Que signifie « les problèmes continuent » ? Pour The Guardian, on l’a vu, cela signifie que ce qui a été entrepris jusqu’à présent, quoique louable et utile (par exemple, l’article souligne les « efforts substantiels » de Nestlé pour mettre en œuvre localement son code de conduite), ne suffit pas. Mais « un problème qui continue » peut signifier quantité d’autres choses : qu’il est tout simplement sans solution, ou sans solution unique ; qu’il peut être sans solution, dans le cas d’espèce, soit au niveau préventif (le problème ne peut pas être éliminé), soit au niveau curatif (les cas ne peuvent pas toujours êtres traités de façon appropriée) ; que les contraintes qui accompagnent le problème (par exemple des intérêts en jeu ou des conditions économiques et sociales), que toute recherche de solution devrait intégrer, n’ont pas été assez clairement formulées et / ou évaluées ; qu’il est difficile de savoir à l’avance ce qu’est une bonne solution, c’est-à-dire qu’il est difficile d’identifier les critères permettant d’évaluer que telle solution ou tel ensemble de solutions (préventives, curatives, mixtes…) sont appropriés (1) ; etc.

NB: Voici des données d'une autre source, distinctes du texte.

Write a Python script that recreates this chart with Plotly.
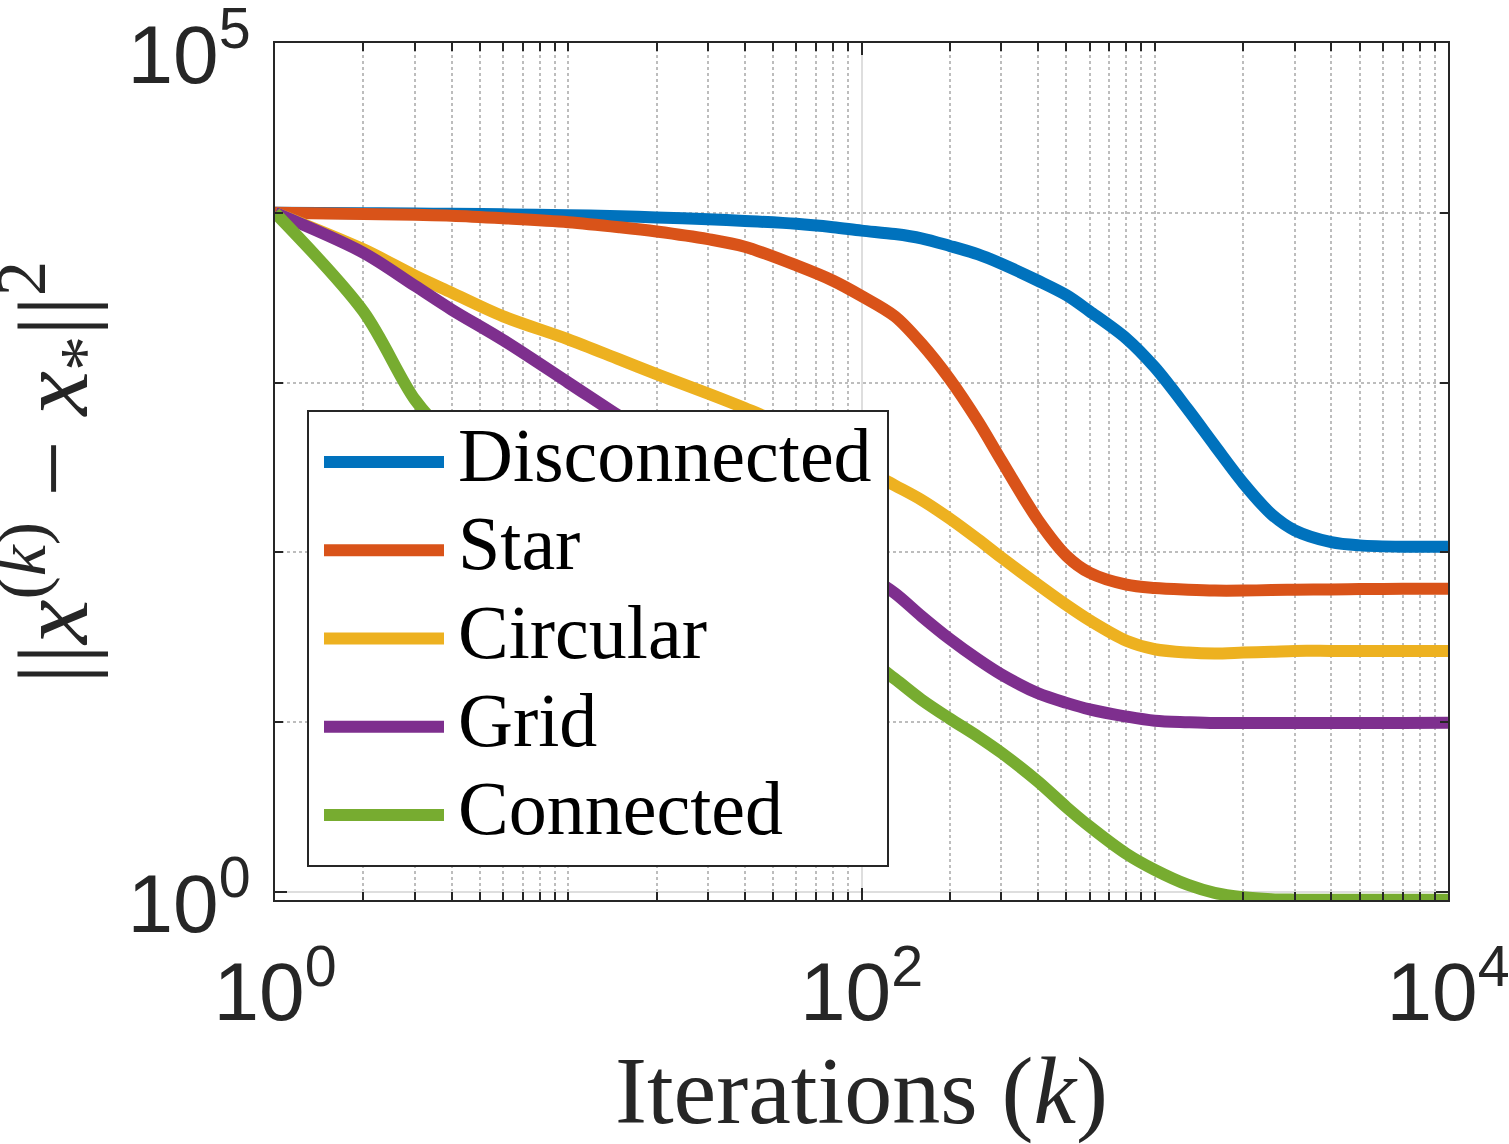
import plotly.graph_objects as go

# iteration counts sampled along the curves
iterations = [1, 2, 3, 4, 6, 10, 15, 20, 30, 40, 60, 80, 100, 130, 160, 200,
              250, 300, 400, 500, 600, 800, 1000, 1300, 1600, 2000, 2500,
              3000, 4000, 5000, 7000, 10000]

# ||x(k) - x*||^2 for each network topology
disconnected = [10000, 9954, 9908, 9863, 9795, 9683, 9550, 9397, 9162, 8954,
                8610, 8222, 7852, 7499, 7079, 6383, 5689, 5012, 3981, 3273,
                2630, 1820, 1230, 692, 427, 257, 168, 135, 115, 110, 108, 108]
star = [10000, 9840, 9727, 9616, 9290, 8810, 8222, 7762, 6998, 6310,
        4898, 3981, 3236, 2455, 1698, 1047, 589, 347, 155, 95.5,
        75.9, 64.6, 61.7, 60.3, 59.6, 59.6, 60.0, 60.3, 60.5, 60.8, 61.0, 61.0]
circular = [10000, 6095, 4266, 3388, 2455, 1799, 1365, 1122, 861, 708,
            525, 398, 316, 248, 204, 158, 119, 93.3, 64.6, 49.0,
            39.8, 30.2, 26.9, 25.7, 25.4, 25.7, 26.0, 26.3, 26.3, 26.3, 26.3, 26.3]
grid = [10000, 5821, 3715, 2692, 1778, 1000, 631, 462, 295, 214,
        136, 98.9, 77.6, 57.5, 42.2, 30.9, 23.4, 19.1, 14.8, 13.0,
        11.9, 10.8, 10.2, 10.0, 9.89, 9.89, 9.89, 9.89, 9.89, 9.89, 9.89, 9.93]
connected = [10000, 2630, 794, 457, 251, 148, 107, 85.1, 63.1, 50.1,
             37.2, 29.5, 25.1, 18.0, 13.6, 10.5, 8.22, 6.61, 4.47, 3.16,
             2.43, 1.68, 1.35, 1.10, 0.989, 0.933, 0.908, 0.902, 0.90, 0.90, 0.90, 0.90]

names = ["Disconnected", "Star", "Circular", "Grid", "Connected"]
series = [disconnected, star, circular, grid, connected]
colors = ["#0072BD", "#D95319", "#EDB120", "#7E2F8E", "#77AC30"]

x_ticks = [1, 100, 10000]
x_ticktext = ["10<sup>0</sup>", "10<sup>2</sup>", "10<sup>4</sup>"]
x_minor = [m * 10 ** e for e in range(4) for m in range(2, 11)][:-1]
y_ticks = [1, 100000]
y_ticktext = ["10<sup>0</sup>", "10<sup>5</sup>"]
y_minor = [10, 100, 1000, 10000]

# plot box in pixels (used to place the legend box and y label)
W, H = 1509, 1144
L, R, T, B = 275, 1448, 43, 900


def px(xp):
    return (xp - L) / (R - L)


def py(yp):
    return (B - yp) / (B - T)


fig = go.Figure()
for name, vals, col in zip(names, series, colors):
    fig.add_trace(go.Scatter(x=iterations, y=vals, mode="lines", name=name,
                             line=dict(color=col, width=12, shape="spline", smoothing=0.9),
                             showlegend=False))

axis_col = "#262626"
serif = "Liberation Serif, Times New Roman, serif"
tick_font = dict(family="Liberation Sans, Arial, sans-serif", size=82, color=axis_col)

common = dict(type="log", tickfont=tick_font, showline=True, linecolor=axis_col,
              linewidth=2, mirror="ticks", ticks="inside", ticklen=12, tickwidth=2,
              tickcolor=axis_col, showgrid=True, gridcolor="#dedede", gridwidth=2,
              automargin=False, ticklabeloverflow="allow")
minor = dict(ticks="inside", ticklen=8, tickwidth=2, tickcolor=axis_col,
             showgrid=True, gridcolor="#bdbdbd", griddash="dot", gridwidth=1.5)

fig.update_xaxes(range=[0, 4], tickvals=x_ticks, ticktext=x_ticktext,
                 ticklabelstandoff=20, minor=dict(tickvals=x_minor, **minor),
                 title=dict(text="Iterations (<i>k</i>)",
                            font=dict(family=serif, size=96, color=axis_col)),
                 **common)
fig.update_yaxes(range=[-0.047, 5], tickvals=y_ticks, ticktext=y_ticktext,
                 ticklabelstandoff=6, ticklabelshift=11,
                 minor=dict(tickvals=y_minor, **minor), **common)

# legend drawn as a boxed list inside the axes, MATLAB style
shapes = [dict(type="rect", xref="paper", yref="paper", x0=px(308), x1=px(888),
               y0=py(866), y1=py(411), fillcolor="white",
               line=dict(color=axis_col, width=2), layer="above")]
annotations = [dict(text="||<i>x</i><sup>(<i>k</i>)</sup> \u2212 <i>x</i><sub>*</sub>||<sup>2</sup>",
                    xref="paper", yref="paper", x=px(53), y=py(473), textangle=-90,
                    xanchor="center", yanchor="middle", showarrow=False,
                    font=dict(family=serif, size=100, color=axis_col))]
for i, (name, col) in enumerate(zip(names, colors)):
    row = 462 + 88.25 * i
    shapes.append(dict(type="line", xref="paper", yref="paper", x0=px(324), x1=px(444),
                       y0=py(row), y1=py(row), line=dict(color=col, width=12), layer="above"))
    annotations.append(dict(text=name, xref="paper", yref="paper", x=px(456), y=py(row),
                            xanchor="left", yanchor="middle", yshift=7, showarrow=False,
                            font=dict(family=serif, size=76, color="black")))

fig.update_layout(width=W, height=H, margin=dict(l=L, r=W - R, t=T, b=H - B),
                  plot_bgcolor="white", paper_bgcolor="white",
                  shapes=shapes, annotations=annotations)

fig.write_html("out.html", config={"displayModeBar": False},
               post_script="document.body.style.margin='0';document.body.style.overflow='hidden';")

Quoi qu’il en soit, ces réflexions incitent à se pencher sur le concept de « problème », question que j’aborderai dans le prochain article en me référant, entre autres, à quelques travaux issus du champ de l’éthique des affaires.

Alain Anquetil

(1) Je m’inspire de l’article de Thomas Nickles, « What Is a Problem That We May Solve It? », Synthese, 47(1), 1981, p. 85-118.